Semi-automatic instances (was Re: Re[6]: All Monads are Functors)
Jón Fairbairn
jon.fairbairn at cl.cam.ac.uk
Mon Aug 28 07:12:58 EDT 2006
Jón Fairbairn <jon.fairbairn at cl.cam.ac.uk> writes:
> John Meacham <john at repetae.net> writes:
> > The problem is you can't have working code change its behavior because
> > of a module import (other than failing), say, by bringing an instance
> > into scope that wasn't before. There is no way to have a monad instance
> > 'automatically' declare a functor instance without changing what the mo
> > instance looks like somehow which would be a backwards incompatable
> > change.
>
> In that case we really ought just to accept that we have to
> declare the instances and swallow
>
> class Functor m => Monad m where ...
>
> without any cleverness.
Or, alternatively, make my previous suggestion less
automatic.

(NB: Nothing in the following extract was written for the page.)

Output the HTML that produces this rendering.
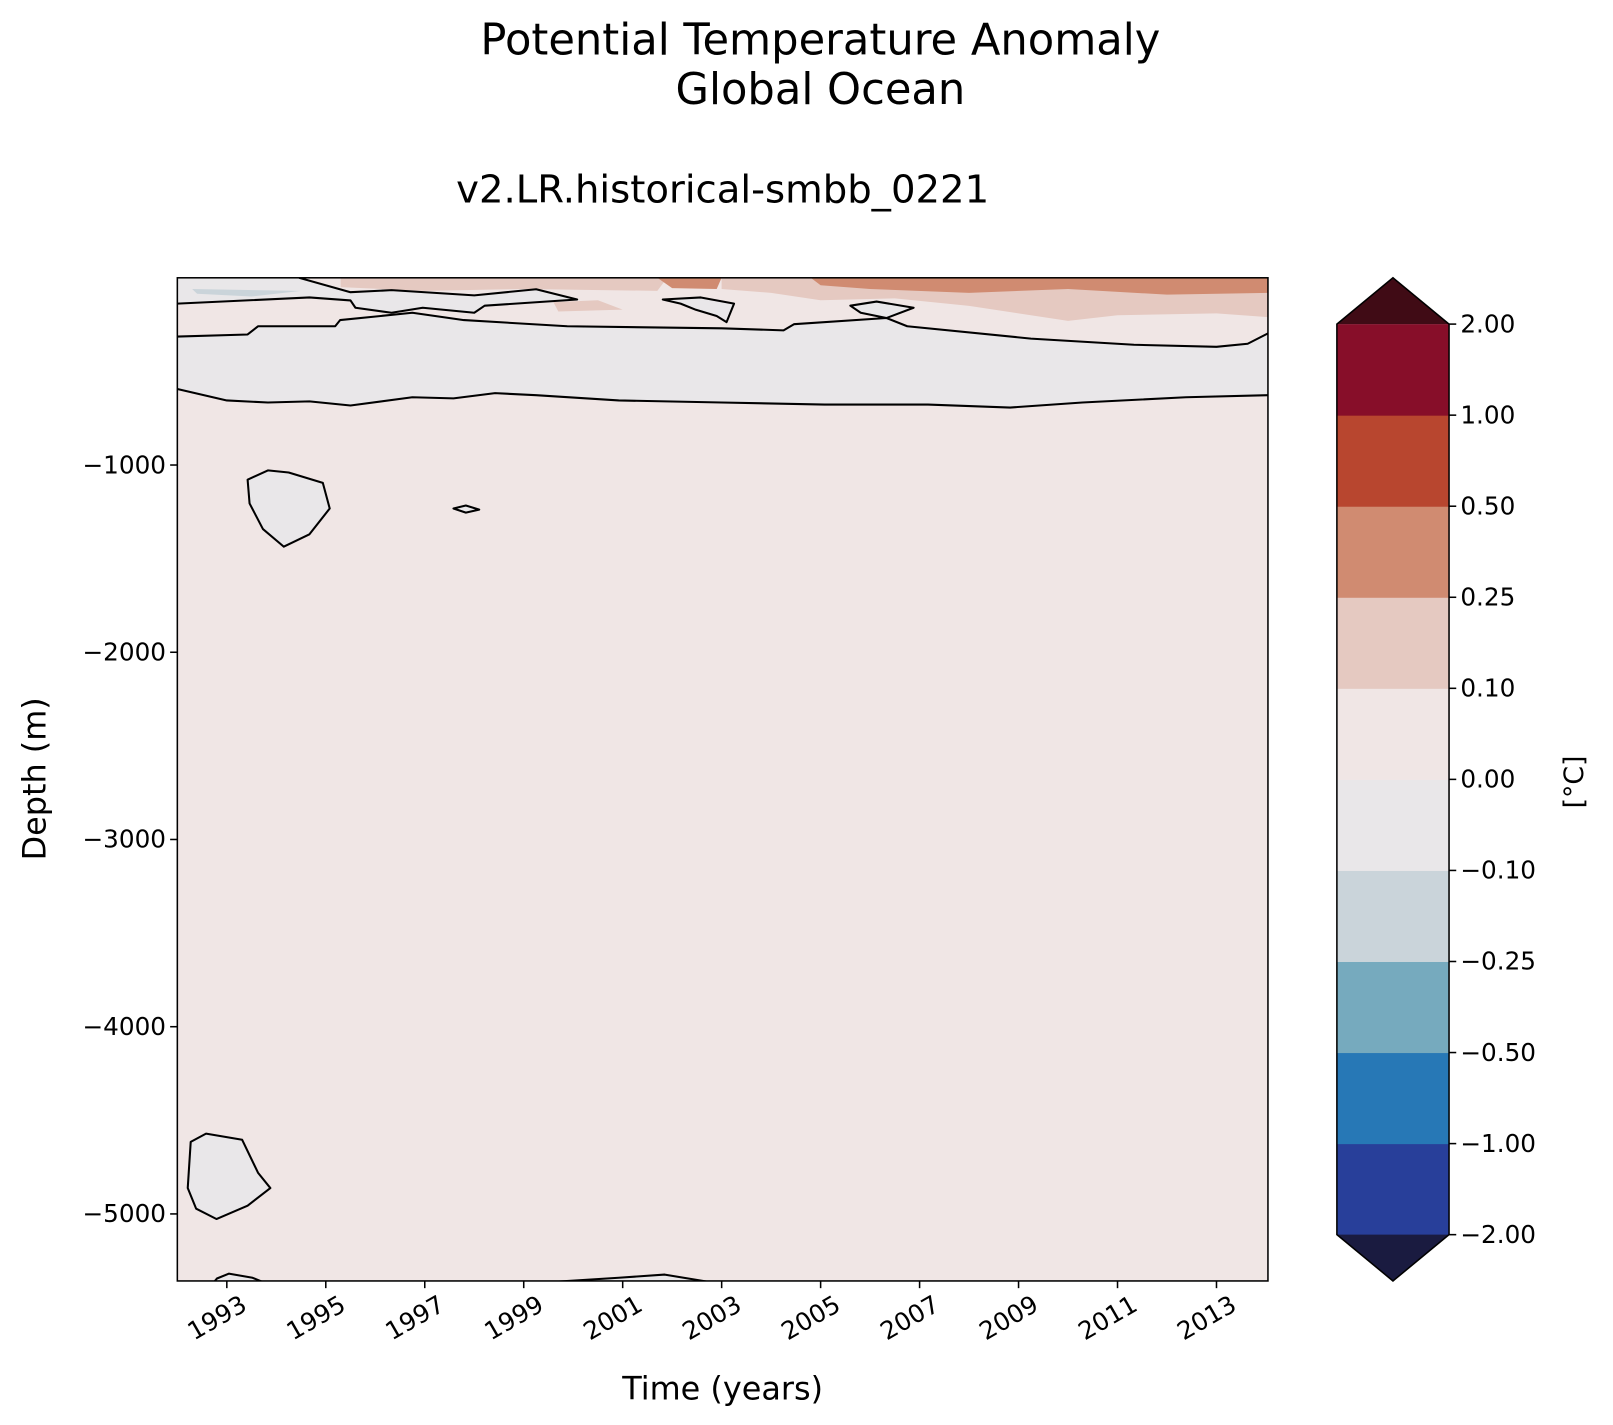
<!DOCTYPE html>
<html><head><meta charset="utf-8"><style>
html,body{margin:0;padding:0;background:#fff;}
svg{display:block;font-family:"DejaVu Sans","Liberation Sans",sans-serif;}
</style></head><body>
<svg id="chart" width="1613" height="1425" viewBox="0 0 1567 1385" xmlns="http://www.w3.org/2000/svg">
<rect width="1567" height="1385" fill="#fff"/>
<text x="797" y="53" font-size="42" text-anchor="middle">Potential Temperature Anomaly</text>
<text x="797" y="101" font-size="42" text-anchor="middle">Global Ocean</text>
<text x="702" y="197" font-size="37.5" text-anchor="middle">v2.LR.historical-smbb_0221</text>
<defs><clipPath id="pc"><rect x="172" y="270" width="1060" height="975"/></clipPath></defs>
<g id="plot" clip-path="url(#pc)"></g>
<rect x="172" y="270" width="1060" height="975" fill="none" stroke="#000" stroke-width="1.5"/>
<g id="axes"></g>
<text x="702" y="1360" font-size="31" text-anchor="middle">Time (years)</text>
<text x="44" y="757" font-size="31" text-anchor="middle" transform="rotate(-90 44 757)">Depth (m)</text>
<g id="cbar"></g>
<text x="1538" y="760" font-size="26" text-anchor="middle" transform="rotate(-90 1538 760)">[°C]</text>
</svg>
<script>
const levels = [-2, -1, -0.5, -0.25, -0.1, 0, 0.1, 0.25, 0.5, 1, 2];
const levelColors = ["#283f9a","#2778b6","#76aabe","#cad4da","#e9e7e9","#f0e6e5","#e5c9c1","#d08b71","#b8462f","#870e29"];
const underColor = "#1a1b40", overColor = "#400b15";
const xTicks = [1993,1995,1997,1999,2001,2003,2005,2007,2009,2011,2013];
const yTicks = [-1000,-2000,-3000,-4000,-5000];
const xDomain = [1992, 2014.04];
const yDomain = [0, -5358];
const greyBandTop = [[1992,-314],[1993.42,-303],[1993.63,-259],[1995.19,-259],[1995.29,-226],[1996.75,-187],[1997.79,-226],[1999.88,-259],[2003,-270],[2004.25,-281],[2004.46,-248],[2006.33,-215],[2006.75,-259],[2009.25,-325],[2011.33,-358],[2013,-369],[2013.63,-352],[2014.04,-297]];
const greyBandBottom = [[1992,-594],[1993,-655],[1993.83,-666],[1994.67,-660],[1995.5,-682],[1996.75,-638],[1997.58,-644],[1998.42,-616],[1999.25,-627],[2000.92,-655],[2003,-666],[2005.08,-677],[2007.17,-677],[2008.83,-693],[2010.29,-666],[2012.38,-638],[2014.04,-627]];
const island1 = [[1993.42,-1078],[1993.83,-1029],[1994.25,-1040],[1994.94,-1095],[1995.08,-1232],[1994.67,-1370],[1994.15,-1436],[1993.73,-1342],[1993.46,-1205]];
const sliver = [[1997.58,-1232],[1997.83,-1216],[1998.1,-1238],[1997.83,-1254]];
const island2 = [[1992.27,-4615],[1992.58,-4571],[1993.31,-4604],[1993.63,-4780],[1993.88,-4862],[1993.42,-4956],[1992.79,-5027],[1992.38,-4972],[1992.21,-4862]];
const bump1 = [[1992.69,-5380],[1992.8,-5345],[1993.04,-5319],[1993.52,-5341],[1993.88,-5380]];
const bump2 = [[1999.67,-5362],[2000.92,-5341],[2001.85,-5324],[2002.79,-5365]];
const loopA = [[2001.81,-116],[2002.58,-105],[2003.25,-138],[2003.1,-237],[2002.9,-204],[2002.48,-171],[2002.17,-138]];
const loopB = [[2005.6,-149],[2006.13,-127],[2006.88,-160],[2006.33,-215],[2005.81,-187]];
const topLeftGrey = [[1992,0],[1994.46,0],[1995.5,-77],[1996.33,-66],[1998,-94],[1999.25,-61],[2000.08,-116],[1998.21,-149],[1998,-187],[1996.96,-160],[1996.33,-187],[1995.6,-160],[1995.5,-121],[1994.67,-105],[1992,-138]];
const warmLight1 = [[1995.3,0],[2001.9,0],[2001.7,-70],[1999,-60],[1997,-70],[1995.3,-50]];
const warmLight2 = [[1999.6,-130],[2000.5,-120],[2001,-170],[1999.7,-180]];
const warmLight3 = [[2003,0],[2014.04,0],[2014.04,-210],[2013,-190],[2011,-200],[2010,-230],[2008,-150],[2006.5,-110],[2005,-120],[2004,-80],[2003,-60]];
const warmDark1 = [[2001.7,0],[2003,0],[2002.9,-60],[2002,-55]];
const warmDark2 = [[2004.8,0],[2014.04,0],[2014.04,-80],[2012,-90],[2010,-60],[2008,-80],[2006,-60],[2005,-40]];
const coolPatch = [[1992.3,-60],[1994.5,-70],[1993.5,-100],[1992.4,-85]];

const NS="http://www.w3.org/2000/svg";
const X0=172,X1=1232,Y0=270,Y1=1245;
function sx(v){return X0+(v-xDomain[0])/(xDomain[1]-xDomain[0])*(X1-X0);}
function sy(v){return Y0+(v-yDomain[0])/(yDomain[1]-yDomain[0])*(Y1-Y0);}
function pts(a){return a.map(p=>sx(p[0]).toFixed(1)+","+sy(p[1]).toFixed(1)).join(" ");}
function mk(tag,parent,attrs){const e=document.createElementNS(NS,tag);for(const k in attrs)e.setAttribute(k,attrs[k]);parent.appendChild(e);return e;}
const plot=document.getElementById('plot');
let e=mk('rect',plot,{x:X0,y:Y0,width:X1-X0,height:Y1-Y0,fill:levelColors[5]});


function poly(arr,fill,name){const p=mk('polygon',plot,{points:pts(arr),fill:fill});

return p;}
function line(arr,name,closed){const p=mk(closed?'polygon':'polyline',plot,{points:pts(arr),fill:'none',stroke:'#000','stroke-width':2,'stroke-linejoin':'round'});

return p;}
poly(warmLight1,levelColors[6],'warm-patch');
poly(warmLight2,levelColors[6],'warm-patch');
poly(warmLight3,levelColors[6],'warm-patch');
poly(warmDark1,levelColors[7],'warm-patch-strong');
poly(warmDark2,levelColors[7],'warm-patch-strong');
poly(greyBandTop.concat(greyBandBottom.slice().reverse()),levelColors[4],'cool-band');
poly(topLeftGrey,levelColors[4],'cool-region');
poly(coolPatch,levelColors[3],'cool-patch');
[loopA,loopB,island1,sliver,island2,bump1,bump2].forEach(a=>poly(a,levelColors[4],'cool-island'));
line(greyBandTop,'contour-line');
line(greyBandBottom,'contour-line');
line(topLeftGrey.slice(1),'contour-line');
[loopA,loopB,island1,sliver,island2].forEach(a=>line(a,'contour-loop',true));
line(bump1,'contour-line');line(bump2,'contour-line');
const axes=document.getElementById('axes');
xTicks.forEach(t=>{const x=sx(t);
const tk=mk('line',axes,{x1:x,x2:x,y1:Y1,y2:Y1+7,stroke:'#000','stroke-width':1.5});


const ax=x+12, ay=Y1+12;
const tx=mk('text',axes,{x:ax,y:ay,'font-size':24,'text-anchor':'end',transform:`rotate(-30 ${ax} ${ay})`,dy:'0.75em'});
tx.textContent=t;

});
yTicks.forEach(t=>{const y=sy(t);
const tk=mk('line',axes,{x1:X0-7,x2:X0,y1:y,y2:y,stroke:'#000','stroke-width':1.5});


const tx=mk('text',axes,{x:X0-11,y:y+8,'font-size':24,'text-anchor':'end'});
tx.textContent='\u2212'+Math.abs(t);

});
const cb=document.getElementById('cbar');
const CX0=1299,CX1=1408,CY0=315,CY1=1200;
const seg=(CY1-CY0)/(levels.length-1);
levelColors.forEach((c,i)=>{const r=mk('rect',cb,{x:CX0,y:CY1-(i+1)*seg,width:CX1-CX0,height:seg+0.5,fill:c});

});
let t1=mk('polygon',cb,{points:`${CX0},${CY0} ${(CX0+CX1)/2},270 ${CX1},${CY0}`,fill:overColor});


let t2=mk('polygon',cb,{points:`${CX0},${CY1} ${(CX0+CX1)/2},1245 ${CX1},${CY1}`,fill:underColor});


let ol=mk('polygon',cb,{points:`${CX0},${CY0} ${(CX0+CX1)/2},270 ${CX1},${CY0} ${CX1},${CY1} ${(CX0+CX1)/2},1245 ${CX0},${CY1}`,fill:'none',stroke:'#000','stroke-width':1.5});


levels.forEach((v,i)=>{const y=CY1-i*seg;
const tk=mk('line',cb,{x1:CX1,x2:CX1+7,y1:y,y2:y,stroke:'#000','stroke-width':1.5});


const tx=mk('text',cb,{x:CX1+11,y:y+8,'font-size':24});
tx.textContent=(v<0?'\u2212':'')+Math.abs(v).toFixed(2);

});
</script>
</body></html>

I was suggesting that we could allow default
instances of superclasses in class declarations; we'd say
> class Functor m =>
> Monad m where
> (>>=):: ...
> instance Functor m where
> fmap = ...<a>
> ...
what I'm proposing here is that we do that, but the
"default" instances are never supplied automatically.
Instead we allow a "deriving" clause on instance
declarations:
> instance Monad [] deriving Functor where
> ...
Now this would be exactly equivalent to
> instance Monad [] where
> ...
> instance Functor [] where
> fmap = ...<a>
(and just as much an error if there's another instance
declaration for Functor somwhere), while an instance
declaration without the deriving clause would not say
anything about a Functor instance at all.
So, not fully automatic -- so avoiding the above problem,
but more concise than a whole instance declaration.